Depuis mon passé décomposé, comme dans mon futur antérieur, je lis et relis Borges, cet extraordinaire écrivain argentin à la création profuse et notamment ses centaines de poèmes. Et justement je relis souvent celui-ci, qui à propos d’hier et de demain, des siècles et millénaires lointains, comme des heures et des jours à peut-être venir, déroule un magnifique symbolisme :
La chance [1]
Celui qui embrasse une femme est Adam. La femme est Eve.
Tout arrive pour la première fois.
J’ai vu comme une chose blanche dans le ciel. On me dit que c’est la lune, mais
que puis-je faire avec un mot et une mythologie ?
Les arbres m’effraient un peu. Ils sont si beaux.
Les animaux paisibles s’approchent de moi pour que je dise leur nom.
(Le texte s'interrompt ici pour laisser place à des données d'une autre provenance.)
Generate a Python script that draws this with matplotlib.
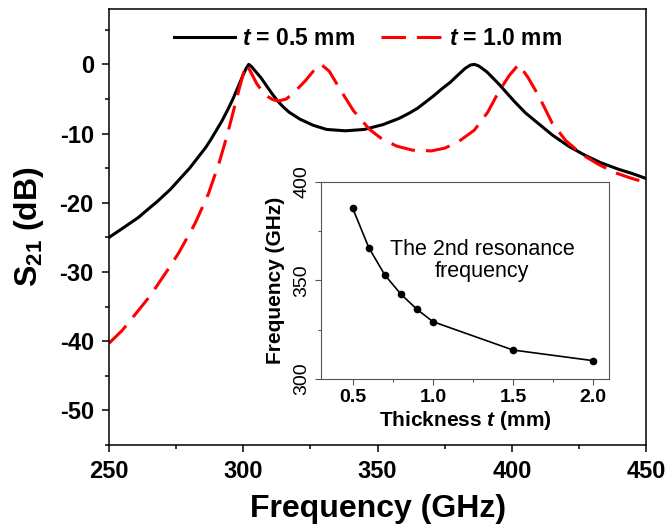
import numpy as np
import matplotlib
matplotlib.use("Agg")
import matplotlib.pyplot as plt
from matplotlib.ticker import MultipleLocator

# S21 spectra (GHz, dB)
freq_05 = [250, 255, 258, 261, 264, 268, 273, 276, 280, 283, 286, 288, 290, 292,
           294, 296, 298, 299.5, 301, 302, 303, 304.5, 306.5, 309, 311, 313, 315,
           317, 321, 326, 331, 338, 345, 352, 358, 362, 365, 368, 371, 374, 377,
           380, 382.5, 384.5, 386, 387.5, 389, 390.7, 393, 395.5, 398, 401, 405,
           410, 415, 421, 427, 433, 440, 445, 450]
s21_05 = [-25.0, -23.7, -22.9, -22.1, -21.1, -19.8, -18.0, -16.7, -15.0, -13.5,
          -12.0, -10.8, -9.5, -8.2, -6.7, -5.1, -3.3, -1.9, -0.6, 0.0, -0.3,
          -1.0, -1.9, -3.3, -4.4, -5.4, -6.2, -6.9, -7.9, -8.8, -9.4, -9.6, -9.4,
          -8.7, -7.8, -7.0, -6.3, -5.4, -4.5, -3.5, -2.6, -1.5, -0.6, -0.1, 0.0,
          -0.2, -0.6, -1.1, -2.0, -3.0, -4.1, -5.4, -7.0, -8.6, -10.2, -11.8,
          -13.1, -14.2, -15.2, -15.8, -16.5]

freq_10 = [250, 255, 260, 265, 268, 272, 276, 282, 287, 291, 294, 296, 298, 300,
           301, 302.5, 305, 308, 311, 313, 316, 319, 323, 326, 329, 332, 336, 341,
           347, 351, 357, 363, 370, 375, 380, 386, 391, 395, 399, 402.5, 406, 410,
           415, 420, 426, 432, 438, 444, 450]
s21_10 = [-40.3, -38.4, -36.0, -33.6, -31.9, -29.6, -27.2, -23.0, -18.7, -14.2,
          -10.2, -7.2, -4.2, -1.3, 0.0, -0.9, -2.8, -4.4, -5.1, -5.3, -5.0, -4.0,
          -2.4, -1.0, 0.0, -1.0, -3.6, -6.7, -9.4, -10.6, -11.8, -12.4, -12.5,
          -12.1, -11.2, -9.5, -6.9, -4.0, -1.6, 0.0, -1.9, -4.6, -8.5, -11.0,
          -13.0, -14.4, -15.6, -16.4, -17.1]

# inset: 2nd resonance vs thickness
thickness = [0.5, 0.6, 0.7, 0.8, 0.9, 1.0, 1.5, 2.0]
res2 = [386.6, 366.7, 352.8, 343.1, 335.4, 329.1, 314.7, 309.3]

plt.rcParams['font.family'] = ['Liberation Sans', 'DejaVu Sans']
plt.rcParams['mathtext.fontset'] = 'custom'
plt.rcParams['mathtext.rm'] = 'Liberation Sans:bold'
plt.rcParams['mathtext.bf'] = 'Liberation Sans:bold'
plt.rcParams['mathtext.it'] = 'Liberation Sans:bold:italic'
plt.rcParams['axes.unicode_minus'] = False

fig = plt.figure(figsize=(6.69, 5.31), dpi=100)
ax = fig.add_axes([0.163, 0.162, 0.803, 0.821])

ax.plot(freq_05, s21_05, color='black', lw=2.2, label=r'$t$ = 0.5 mm')
ax.plot(freq_10, s21_10, color='red', lw=2.2, dashes=(8, 3.6), label=r'$t$ = 1.0 mm')

ax.set_xlim(250, 450)
ax.set_ylim(-55, 8)
ax.xaxis.set_major_locator(MultipleLocator(50))
ax.xaxis.set_minor_locator(MultipleLocator(25))
ax.yaxis.set_major_locator(MultipleLocator(10))
ax.yaxis.set_minor_locator(MultipleLocator(5))
ax.set_yticks([0, -10, -20, -30, -40, -50])
ax.tick_params(which='major', direction='out', length=5, width=1.1, labelsize=17, pad=6)
ax.tick_params(which='minor', direction='out', length=3, width=1.1)
for lab in ax.get_xticklabels() + ax.get_yticklabels():
    lab.set_fontweight('bold')
for sp in ax.spines.values():
    sp.set_linewidth(1.1)

ax.set_xlabel('Frequency (GHz)', fontsize=23, fontweight='bold', labelpad=8)
ax.set_ylabel(r'S$_{21}$ (dB)', fontsize=23, fontweight='bold', labelpad=10)

leg = ax.legend(loc='upper center', ncol=2, frameon=False,
                handlelength=2.7, handletextpad=0.3, columnspacing=1.1,
                bbox_to_anchor=(0.482, 1.005), prop={'weight': 'bold', 'size': 16.5})

# inset
ins = fig.add_axes([0.4794, 0.2863, 0.431, 0.371])
ins.plot(thickness, res2, color='black', lw=1.2, marker='o', markersize=4.5)
ins.set_xlim(0.3, 2.1)
ins.set_ylim(300, 400)
ins.xaxis.set_major_locator(MultipleLocator(0.5))
ins.xaxis.set_minor_locator(MultipleLocator(0.25))
ins.yaxis.set_major_locator(MultipleLocator(50))
ins.yaxis.set_minor_locator(MultipleLocator(25))
ins.set_xticks([0.5, 1.0, 1.5, 2.0])
ins.set_xticklabels(['0.5', '1.0', '1.5', '2.0'], fontweight='bold', fontsize=14)
ins.tick_params(axis='y', labelsize=14, labelrotation=90)
ins.tick_params(which='major', direction='out', length=4, width=0.8, color='#555555')
ins.tick_params(which='minor', direction='out', length=2.5, width=0.8, color='#555555')
for lab in ins.get_yticklabels():
    lab.set_va('center')
for sp in ins.spines.values():
    sp.set_color('#555555')
    sp.set_linewidth(0.8)
ins.set_xlabel(r'Thickness $t$ (mm)', fontsize=15, fontweight='bold', labelpad=2)
ins.set_ylabel('Frequency (GHz)', fontsize=15, fontweight='bold', labelpad=6)
ins.text(0.56, 0.60, 'The 2nd resonance\nfrequency', transform=ins.transAxes,
         ha='center', va='center', fontsize=15.5, linespacing=1.05)

fig.savefig('out.png', dpi=100)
Les livres de la bibliothèque n’ont que des pages vierges.
Quand je les ouvre, les lettres jaillissent.
En feuilletant l’atlas je projette la forme de Sumatra.
Celui qui craque une allumette dans l’ombre se met à inventer le feu.
Dans le miroir il y a quelqu’un d’autre qui guette.
Celui qui regarde la mer voit l’Angleterre.
Celui qui déclame un vers de Liliencron [2] est entré dans la bataille.
J’ai rêvé Carthage et les légions qui dévastèrent Carthage.
J’ai rêvé la balance et l’épée.
Loué soit l’amour en qui ne se rencontre ni possédant ni possédée, mais où les deux s’accordent.
Loué soit le cauchemar, qui nous révèle que nous pouvons inventer l’enfer.
Celui qui descend vers un fleuve descend au Gange.
Celui qui regarde un sablier voit la dissolution d’un empire.
Celui qui joue avec un poignard présage la mort de César.
Celui qui dort est tous les hommes.
J’ai vu dans le désert le jeune Sphinx que l’on venait de sculpter.
Il n’y a rien de si vieux sous le soleil.
Tout arrive pour la première fois, mais de manière éternelle.
Celui qui lit ces mots les invente.
Alors encore, et encore, inventons les…
11 novembre 2023
[1] Borges, recueil Le chiffre paru en 1981 – La Pléiade, œuvres complètes II page 798
[2] Poète et romancier allemand (1844-1909) ; militaire il participa à plusieurs batailles.